Retype, please, the listing from its opening line through the line that contains "89.28, 92.37, 99.67, 106.8, 109.68, 106.89, 100.29, 96.4];", both included, without the pictures.
+-------+
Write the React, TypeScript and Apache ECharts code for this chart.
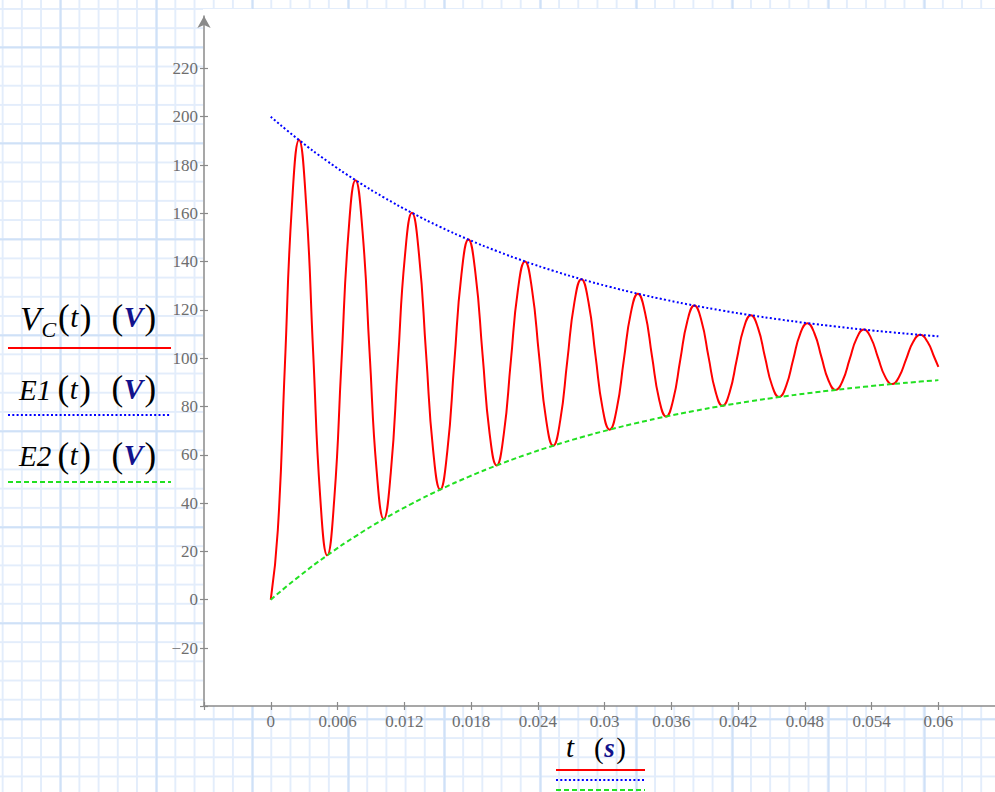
import React, { useEffect, useRef } from 'react';
import * as echarts from 'echarts';

// Time samples (s)
const vcTime = [0, 0.000635, 0.001269, 0.001904, 0.002538, 0.003173, 0.003807, 0.004442, 0.005076, 0.005711, 0.006345, 0.00698, 0.007614, 0.008249, 0.008883, 0.009518, 0.010152, 0.010787, 0.011421, 0.012056, 0.01269, 0.013325, 0.013959, 0.014594, 0.015228, 0.015863, 0.016497, 0.017132, 0.017766, 0.018401, 0.019035, 0.01967, 0.020304, 0.020939, 0.021573, 0.022208, 0.022842, 0.023477, 0.024111, 0.024746, 0.02538, 0.026015, 0.026649, 0.027284, 0.027918, 0.028553, 0.029187, 0.029822, 0.030456, 0.031091, 0.031725, 0.03236, 0.032994, 0.033629, 0.034263, 0.034898, 0.035532, 0.036167, 0.036801, 0.037436, 0.03807, 0.038705, 0.039339, 0.039974, 0.040608, 0.041243, 0.041877, 0.042512, 0.043146, 0.043781, 0.044415, 0.04505, 0.045684, 0.046319, 0.046953, 0.047588, 0.048222, 0.048857, 0.049491, 0.050126, 0.05076, 0.051395, 0.052029, 0.052664, 0.053298, 0.053933, 0.054567, 0.055202, 0.055836, 0.056471, 0.057105, 0.05774, 0.058374, 0.059009, 0.059643, 0.06];

// V_C(t) in volts
const vcValue = [0, 28.86, 96.96, 163.43, 190.35, 164.27, 102.75, 42.69,
  18.38, 41.93, 97.52, 151.78, 173.74, 152.46, 102.24, 53.22,
  33.38, 52.61, 97.97, 142.26, 160.19, 142.82, 101.83, 61.82,
  45.62, 61.31, 98.35, 134.49, 149.13, 134.95, 101.49, 68.83,
  55.61, 68.43, 98.65, 128.15, 140.1, 128.53, 101.22, 74.56,
  63.77, 74.23, 98.9, 122.99, 132.73, 123.28, 101.0, 79.24,
  70.42, 78.96, 99.1, 118.76, 126.72, 119.01, 100.81, 83.05,
  75.86, 82.82, 99.27, 115.31, 121.81, 115.52, 100.66, 86.17,
  80.29, 85.98, 99.4, 112.5, 117.81, 112.67, 100.54, 88.71,
  83.91, 88.56, 99.51, 110.21, 114.53, 110.34, 100.44, 90.78,
  86.87, 90.66, 99.6, 108.33, 111.86, 108.44, 100.36, 92.48,
  89.28, 92.37, 99.67, 106.8, 109.68, 106.89, 100.29, 96.4];

// Envelope samples
const envTime = [0, 0.002538, 0.005076, 0.007614, 0.010152, 0.01269, 0.015228, 0.017766, 0.020304, 0.022842, 0.02538, 0.027918, 0.030456, 0.032994, 0.035532, 0.03807, 0.040608, 0.043146, 0.045684, 0.048222, 0.05076, 0.053298, 0.055836, 0.058374, 0.06];
const e1Value = [200, 190.35, 181.62, 173.74, 166.62, 160.19, 154.38, 149.13, 144.39, 140.1, 136.23, 132.73, 129.58, 126.72, 124.14, 121.81, 119.71, 117.81, 116.09, 114.53, 113.13, 111.86, 110.72, 109.68, 109.07];
const e2Value = [0, 9.65, 18.38, 26.26, 33.38, 39.81, 45.62, 50.87, 55.61, 59.9, 63.77, 67.27, 70.42, 73.28, 75.86, 78.19, 80.29, 82.19, 83.91, 85.47, 86.87, 88.14, 89.28, 90.32, 90.93];

const xTickValues = [0, 0.006, 0.012, 0.018, 0.024, 0.03, 0.036, 0.042, 0.048, 0.054, 0.06];
const yTickValues = [-20, 0, 20, 40, 60, 80, 100, 120, 140, 160, 180, 200, 220];

const X_MIN = -0.006;
const X_MAX = 0.065088;
const Y_MIN = -44;
const Y_MAX = 241.7;

const AXIS_COLOR = '#8a8a8a';
const LABEL_COLOR = '#6e6e6e';
const SERIF = '"Liberation Serif", "Times New Roman", serif';
const NAVY = '#12128c';
const RED = '#ff0000';
const BLUE = '#0000ff';
const GREEN = '#22e022';

function piece(text: string, x: number, baseline: number, size: number, italic: boolean, bold: boolean, color: string) {
  return {
    type: 'text',
    z: 100,
    x,
    y: baseline - 0.3375 * size,
    style: {
      text,
      font: `${italic ? 'italic ' : ''}${bold ? 'bold ' : ''}${size}px ${SERIF}`,
      fill: color,
      textAlign: 'left',
      verticalAlign: 'middle',
      textVerticalAlign: 'middle',
    },
  };
}

// a parenthesised group "(x)" as one rich text, parens regular, inner letter styled
function parenGroup(inner: string, x: number, baseline: number, parenSize: number, innerSize: number, bold: boolean, color: string) {
  const p: any = { fontFamily: SERIF, fontSize: parenSize, fontStyle: 'normal', fontWeight: 'normal', fill: '#000', color: '#000' };
  const i: any = { fontFamily: SERIF, fontSize: innerSize, fontStyle: 'italic', fontWeight: bold ? 'bold' : 'normal', fill: color, color, padding: [0, 1.5, 0, 0.5] };
  return {
    type: 'text',
    z: 100,
    x,
    y: baseline - 0.3375 * (parenSize + innerSize) / 2,
    style: {
      text: `{p|(}{i|${inner}}{p|)}`,
      textAlign: 'left',
      verticalAlign: 'middle',
      textVerticalAlign: 'middle',
      rich: { p, i },
    },
  };
}

function hline(x1: number, x2: number, y: number, color: string, dash?: number[]) {
  return {
    type: 'line',
    z: 100,
    shape: { x1, y1: y, x2, y2: y },
    style: { stroke: color, lineWidth: 2, lineDash: dash || null },
  };
}

function rowLabel(name: string, nameX: number, baseline: number) {
  return [
    piece(name, nameX, baseline, 29, true, false, '#000'),
    parenGroup('t', 57.6, baseline, 35, 29, false, '#000'),
    parenGroup('V', 111.5, baseline, 35, 29, true, NAVY),
  ];
}

export default function App() {
  const ref = useRef<HTMLDivElement>(null);

  useEffect(() => {
    if (!ref.current) return;
    const chart = echarts.init(ref.current, null, { renderer: 'svg' });

    const vcData = vcTime.map((t, i) => [t, vcValue[i]]);
    const e1Data = envTime.map((t, i) => [t, e1Value[i]]);
    const e2Data = envTime.map((t, i) => [t, e2Value[i]]);

    const graphicEls: any[] = [
      {
        type: 'rect',
        z: -100,
        shape: { x: 203, y: 9, width: 792, height: 697 },
        style: { fill: '#ffffff' },
      },
      // V_C(t) (V)
      piece('V', 20, 330, 34, true, false, '#000'),
      piece('C', 41.5, 337, 22, true, false, '#000'),
      parenGroup('t', 58, 328, 35, 29, false, '#000'),
      parenGroup('V', 111.5, 328, 35, 29, true, NAVY),
      hline(8, 171, 348, RED),
      ...rowLabel('E1', 19, 399.3),
      hline(8, 170, 415, BLUE, [2, 2.3]),
      ...rowLabel('E2', 19, 466),
      hline(8, 171, 482, GREEN, [5, 3]),
      // axis title t (s)
      piece('t', 566, 757, 29, true, false, '#000'),
      parenGroup('s', 594, 757, 29, 27, true, NAVY),
      hline(556, 645, 770, RED),
      hline(556, 645, 780, BLUE, [2, 2.3]),
      hline(556, 645, 790, GREEN, [5, 3]),
    ];

    const labelStyle = {
      color: LABEL_COLOR,
      fontFamily: SERIF,
      fontSize: 17,
    };

    const option: any = {
      animation: false,
      graphic: { elements: graphicEls },
      grid: { left: 204, right: 0, top: 16, bottom: 86, containLabel: false },
      xAxis: [
        {
          type: 'value',
          min: X_MIN,
          max: X_MAX,
          position: 'bottom',
          axisLine: { show: true, onZero: false, lineStyle: { color: AXIS_COLOR, width: 1.5 } },
          axisTick: { show: true, length: 4, customValues: [X_MIN, ...xTickValues], lineStyle: { color: AXIS_COLOR, width: 1.2 } },
          axisLabel: {
            show: true,
            customValues: xTickValues,
            margin: 7,
            ...labelStyle,
            formatter: (v: number) => String(v),
          },
          splitLine: { show: false },
        },
        {
          type: 'value',
          min: X_MIN,
          max: X_MAX,
          position: 'bottom',
          axisLine: { show: false, onZero: false },
          axisTick: { show: true, inside: true, length: 4, customValues: [X_MIN, ...xTickValues], lineStyle: { color: AXIS_COLOR, width: 1.2 } },
          axisLabel: { show: false },
          splitLine: { show: false },
        },
      ],
      yAxis: [
        {
          type: 'value',
          min: Y_MIN,
          max: Y_MAX,
          position: 'left',
          axisLine: {
            show: true,
            onZero: false,
            symbol: ['none', 'arrow'],
            symbolSize: [10, 12],
            lineStyle: { color: AXIS_COLOR, width: 1.5 },
          },
          axisTick: { show: true, length: 4, customValues: [Y_MIN, ...yTickValues], lineStyle: { color: AXIS_COLOR, width: 1.2 } },
          axisLabel: {
            show: true,
            customValues: yTickValues,
            margin: 6,
            ...labelStyle,
            formatter: (v: number) => (v < 0 ? '\u2212' + Math.abs(v) : String(v)),
          },
          splitLine: { show: false },
        },
        {
          type: 'value',
          min: Y_MIN,
          max: Y_MAX,
          position: 'left',
          axisLine: { show: false, onZero: false },
          axisTick: { show: true, inside: true, length: 4, customValues: [Y_MIN, ...yTickValues], lineStyle: { color: AXIS_COLOR, width: 1.2 } },
          axisLabel: { show: false },
          splitLine: { show: false },
        },
      ],
      series: [
        {
          type: 'line',
          name: 'Vc',
          data: vcData,
          xAxisIndex: 0,
          yAxisIndex: 0,
          smooth: true,
          showSymbol: false,
          symbol: 'none',
          lineStyle: { color: RED, width: 2 },
          z: 3,
        },
        {
          type: 'line',
          name: 'E1',
          data: e1Data,
          xAxisIndex: 0,
          yAxisIndex: 0,
          smooth: true,
          showSymbol: false,
          symbol: 'none',
          lineStyle: { color: BLUE, width: 2, type: [2, 2.3] },
          z: 4,
        },
        {
          type: 'line',
          name: 'E2',
          data: e2Data,
          xAxisIndex: 0,
          yAxisIndex: 0,
          smooth: true,
          showSymbol: false,
          symbol: 'none',
          lineStyle: { color: GREEN, width: 2, type: [5, 3] },
          z: 4,
        },
      ],
    };

    chart.setOption(option);
    return () => {
      chart.dispose();
    };
  }, []);

  const bg = {
    position: 'absolute' as const,
    left: 0,
    top: 0,
    width: 995,
    height: 792,
    backgroundColor: '#ffffff',
    backgroundImage: [
      'linear-gradient(to right, #cfe1f7 2px, transparent 2px)',
      'linear-gradient(to bottom, #cfe1f7 2px, transparent 2px)',
      'linear-gradient(to right, #e3edfb 2px, transparent 2px)',
      'linear-gradient(to bottom, #e3edfb 2px, transparent 2px)',
    ].join(','),
    backgroundSize: '96px 96px, 96px 96px, 19.2px 19.2px, 19.2px 19.2px',
    backgroundPosition: '59.7px 0px, 0px 46.4px, 1.7px 0px, 0px 8px',
  };

  return (
    <div style={bg}>
      <div ref={ref} style={{ width: 995, height: 792 }} />
    </div>
  );
}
+-------+
■ Full output
Write the React, TypeScript and Apache ECharts code for this chart.
import React, { useEffect, useRef } from 'react';
import * as echarts from 'echarts';

// Time samples (s)
const vcTime = [0, 0.000635, 0.001269, 0.001904, 0.002538, 0.003173, 0.003807, 0.004442, 0.005076, 0.005711, 0.006345, 0.00698, 0.007614, 0.008249, 0.008883, 0.009518, 0.010152, 0.010787, 0.011421, 0.012056, 0.01269, 0.013325, 0.013959, 0.014594, 0.015228, 0.015863, 0.016497, 0.017132, 0.017766, 0.018401, 0.019035, 0.01967, 0.020304, 0.020939, 0.021573, 0.022208, 0.022842, 0.023477, 0.024111, 0.024746, 0.02538, 0.026015, 0.026649, 0.027284, 0.027918, 0.028553, 0.029187, 0.029822, 0.030456, 0.031091, 0.031725, 0.03236, 0.032994, 0.033629, 0.034263, 0.034898, 0.035532, 0.036167, 0.036801, 0.037436, 0.03807, 0.038705, 0.039339, 0.039974, 0.040608, 0.041243, 0.041877, 0.042512, 0.043146, 0.043781, 0.044415, 0.04505, 0.045684, 0.046319, 0.046953, 0.047588, 0.048222, 0.048857, 0.049491, 0.050126, 0.05076, 0.051395, 0.052029, 0.052664, 0.053298, 0.053933, 0.054567, 0.055202, 0.055836, 0.056471, 0.057105, 0.05774, 0.058374, 0.059009, 0.059643, 0.06];

// V_C(t) in volts
const vcValue = [0, 28.86, 96.96, 163.43, 190.35, 164.27, 102.75, 42.69,
  18.38, 41.93, 97.52, 151.78, 173.74, 152.46, 102.24, 53.22,
  33.38, 52.61, 97.97, 142.26, 160.19, 142.82, 101.83, 61.82,
  45.62, 61.31, 98.35, 134.49, 149.13, 134.95, 101.49, 68.83,
  55.61, 68.43, 98.65, 128.15, 140.1, 128.53, 101.22, 74.56,
  63.77, 74.23, 98.9, 122.99, 132.73, 123.28, 101.0, 79.24,
  70.42, 78.96, 99.1, 118.76, 126.72, 119.01, 100.81, 83.05,
  75.86, 82.82, 99.27, 115.31, 121.81, 115.52, 100.66, 86.17,
  80.29, 85.98, 99.4, 112.5, 117.81, 112.67, 100.54, 88.71,
  83.91, 88.56, 99.51, 110.21, 114.53, 110.34, 100.44, 90.78,
  86.87, 90.66, 99.6, 108.33, 111.86, 108.44, 100.36, 92.48,
  89.28, 92.37, 99.67, 106.8, 109.68, 106.89, 100.29, 96.4];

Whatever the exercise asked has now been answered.